Santo Manzanillo (born December 20, 1988) is a Dominican former professional baseball player.

Manzanillo grew up in Santo Domingo. He worked on his uncle's farm, where they grew sugar cane. When he was 16 years old, scouts for the Milwaukee Brewers approached him about trying out. Manzanillo initially declined, but was convinced to try out by his family. The scouts helped tutor Manzanillo in pitching, and after he pitched in an exhibition game, the Brewers offered Manzanillo a contract.

Manzanillo moved to Arizona in 2006 to work out at the Brewers' training facility. Though he could throw with great velocity, he had difficulty throwing strikes. Pitching for the Arizona Brewers of the Rookie-level Arizona League, Manzanillo issued 47 walks in 16 1/3 innings pitched. He worked to decrease his walk rate.

Manzanillo did not pitch in 2009 as he recovered from Tommy John surgery. In 2011, he pitched for the Brevard County Manatees of the Class A-Advanced Florida State League, and received a midseason promotion to the Huntsville Stars of the Class AA Southern League. On the season, he had a 1.75 earned run average (ERA) and 17 saves. After the season, the Brewers added him to their 40-man roster to protect him from being available to other teams in the Rule 5 Draft. His fastball could reach 100 mph.

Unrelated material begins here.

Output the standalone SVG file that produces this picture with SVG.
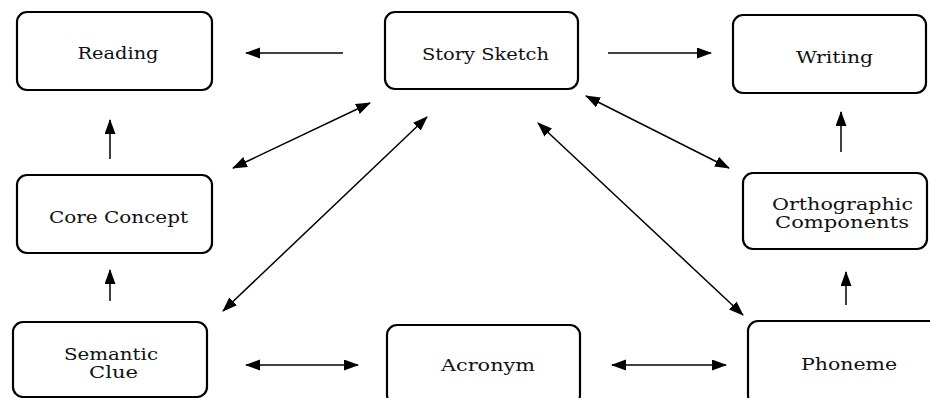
<svg xmlns="http://www.w3.org/2000/svg" width="930" height="398" viewBox="0 0 930 398">
<style>
.box{fill:#fff;stroke:#000;stroke-width:2.2}
.lbl{font-family:"DejaVu Serif","Liberation Serif",serif;font-size:16px;fill:#111;text-anchor:middle}
.con{stroke:#000;stroke-width:1.5;fill:none}
.one{marker-end:url(#ah)}
.two{marker-start:url(#ah);marker-end:url(#ah)}
</style>
<defs>
<marker id="ah" markerUnits="userSpaceOnUse" markerWidth="15" markerHeight="12" refX="14" refY="5.5" orient="auto-start-reverse" viewBox="0 0 15 12">
<path d="M0,0 L15,5.5 L0,11 z" fill="#000"/>
</marker>
</defs>
<rect width="930" height="398" fill="#fff"/>
<g id="connectors">
<line class="con one" x1="343" y1="53" x2="246" y2="53"/>
<line class="con one" x1="608" y1="53" x2="711" y2="53"/>
<line class="con one" x1="110" y1="159" x2="110" y2="120"/>
<line class="con one" x1="110" y1="301" x2="110" y2="270"/>
<line class="con one" x1="841" y1="152" x2="841" y2="112"/>
<line class="con one" x1="846" y1="305" x2="846" y2="272"/>
<line class="con two" x1="246" y1="365" x2="358" y2="365"/>
<line class="con two" x1="612" y1="365" x2="726" y2="365"/>
<line class="con two" x1="233" y1="168" x2="370" y2="103"/>
<line class="con two" x1="223" y1="311" x2="427" y2="117"/>
<line class="con two" x1="538" y1="123" x2="743" y2="315"/>
<line class="con two" x1="586" y1="96" x2="729" y2="168"/>
</g>
<g id="reading">
<rect class="box" x="17" y="12" width="195" height="78" rx="10"/>
<text class="lbl" x="118" y="59" textLength="81" lengthAdjust="spacingAndGlyphs">Reading</text>
</g>
<g id="story-sketch">
<rect class="box" x="385" y="12" width="193" height="77" rx="10"/>
<text class="lbl" x="485.5" y="60" textLength="127" lengthAdjust="spacingAndGlyphs">Story Sketch</text>
</g>
<g id="writing">
<rect class="box" x="733" y="15" width="193" height="78" rx="10"/>
<text class="lbl" x="834.5" y="63" textLength="77" lengthAdjust="spacingAndGlyphs">Writing</text>
</g>
<g id="core-concept">
<rect class="box" x="17" y="175" width="195" height="78" rx="10"/>
<text class="lbl" x="118.5" y="223" textLength="139" lengthAdjust="spacingAndGlyphs">Core Concept</text>
</g>
<g id="orthographic-components">
<rect class="box" x="743" y="173" width="184" height="76" rx="10"/>
<text class="lbl" x="842.5" y="210" textLength="141" lengthAdjust="spacingAndGlyphs">Orthographic</text>
<text class="lbl" x="842" y="228" textLength="134" lengthAdjust="spacingAndGlyphs">Components</text>
</g>
<g id="semantic-clue">
<rect class="box" x="13" y="322" width="194" height="75" rx="10"/>
<text class="lbl" x="111" y="360" textLength="94" lengthAdjust="spacingAndGlyphs">Semantic</text>
<text class="lbl" x="113.5" y="378" textLength="49" lengthAdjust="spacingAndGlyphs">Clue</text>
</g>
<g id="acronym">
<rect class="box" x="387" y="325" width="193" height="80" rx="10"/>
<text class="lbl" x="488" y="371" textLength="94" lengthAdjust="spacingAndGlyphs">Acronym</text>
</g>
<g id="phoneme">
<rect class="box" x="748" y="321" width="195" height="84" rx="10"/>
<text class="lbl" x="849" y="370" textLength="96" lengthAdjust="spacingAndGlyphs">Phoneme</text>
</g>
</svg>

In November 2011, Manzanillo was involved in a traffic collision, and suffered a separated shoulder. Manzanillo returned in time for the 2012 season. However, the number of batters he walked increased. Pitching for three different minor league teams in 2012, he had a 6.95 ERA. He became a minor league free agent after the 2013 season, and re-signed with the Brewers.